We don't have to take the tantrums of hormonal teens (or terminally online/mentally ill adults) as some sort of universal Truth. Disagreement and caution are not "hate", and when we accept that framing, we lose moral authority to do the right thing for people who are incapable of it in the moment.
I agree. Parents think they have to be best friends to their kids. Kids crave the boundary, they search for it and want to find it. As a mature adult you play along and provide it. So they can get the adrenaline of transgression but still without ruining their life.

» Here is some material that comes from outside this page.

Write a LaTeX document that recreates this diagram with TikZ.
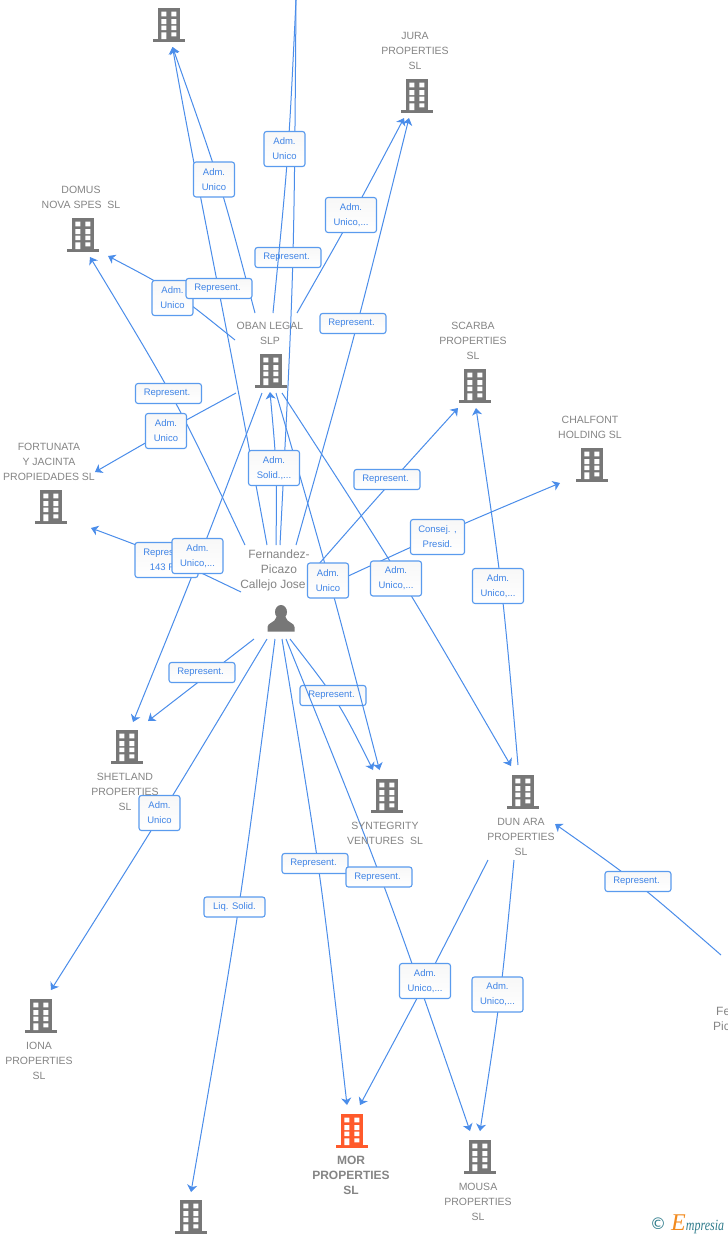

But setting up expectations, rules and boundaries is apparently too authoritarian. And parents themselves don't want to grow up or feel old, so they don't dare to draw a line and take on the role of "the mean parent" (from the kid's POV). Why people don't want to grow up probably has many reasons. One is the media's obsession with keeping people perpetual adolescents, because those are better consumers. Also for some reason teen culture is somehow elevated to be seen as the "real" culture of the times and if you don't follow it, you're a dinosaur who is out of touch and it's cringe and whatever. An adult should have no time to care about getting called cringe, but here we are.
We pretend that all this is about keeping up with the times, but in fact we collectively froze around the 60s in the role of the rebellious Beatles fan teenager.
I forget where I heard it, but a historian of Rome was asked what he thought accounted for the immense influence and legacy left by that civilization. He said something like "the incredible contempt they had for youth".